Of course, the owners of the casino are coldly unconvinced. They’re in the business to make money – heaps and scads of it – not to make demonstrations of benevolence to over-enthusiastic patrons.

That moment in “Lost in America” comes to mind after the news last week that Washington County, North Strabane Township and, most notably, Canon-McMillan School District, will have to give money back to Cannery Casino Resorts, the owners of The Meadows Racetrack & Casino, in order to settle a four-year-old fight over the facility’s property tax assessment. The county had pegged its value at $19.9 million, but, in 2009, then-owner Magna Entertainment Corp., argued it should be $10 million, close to half the assessed value. If the county, township and school district all agree to the settlement – Canon-McMillan’s school board has already signed off on it – a trial scheduled for September would be called off. The district would then have to credit the casino $581,646 over five years, while the county would have to fork over $680,940 and the township would have to pay $310,830.

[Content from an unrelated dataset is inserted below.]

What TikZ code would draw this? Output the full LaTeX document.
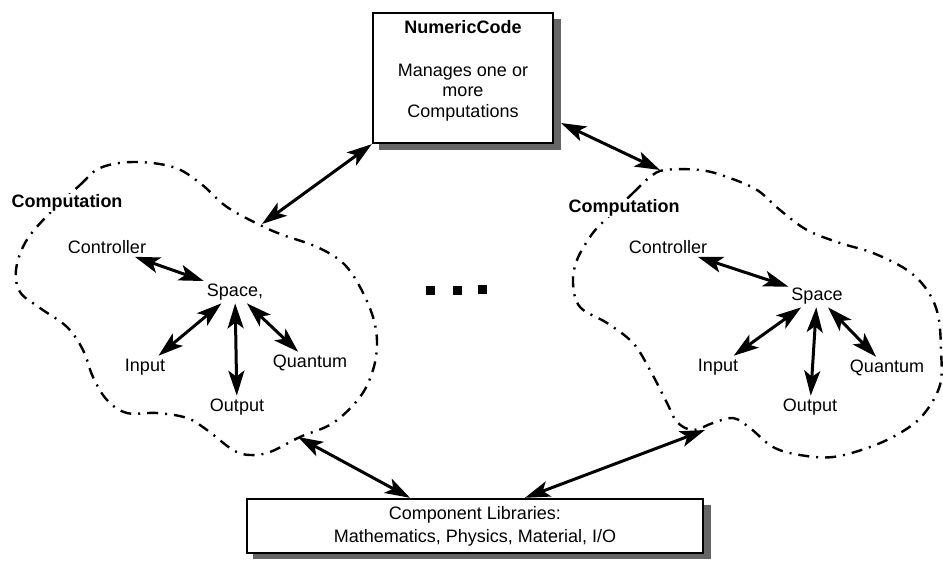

Of course, the presence of The Meadows has been greatly beneficial to the county, as a generator of economic activity and a contributor to local coffers. Many municipalities and nonprofit organizations benefit from the local share dollars that are doled out annually. But it’s hard to avoid the feeling that, with annual gross revenue of $284 million, this is a battle The Meadows need not have picked, especially when you consider that the casino’s annual take is more than four times the annual budget of Canon-McMillan School District.

This is one instance where a goodwill gesture might have been in order.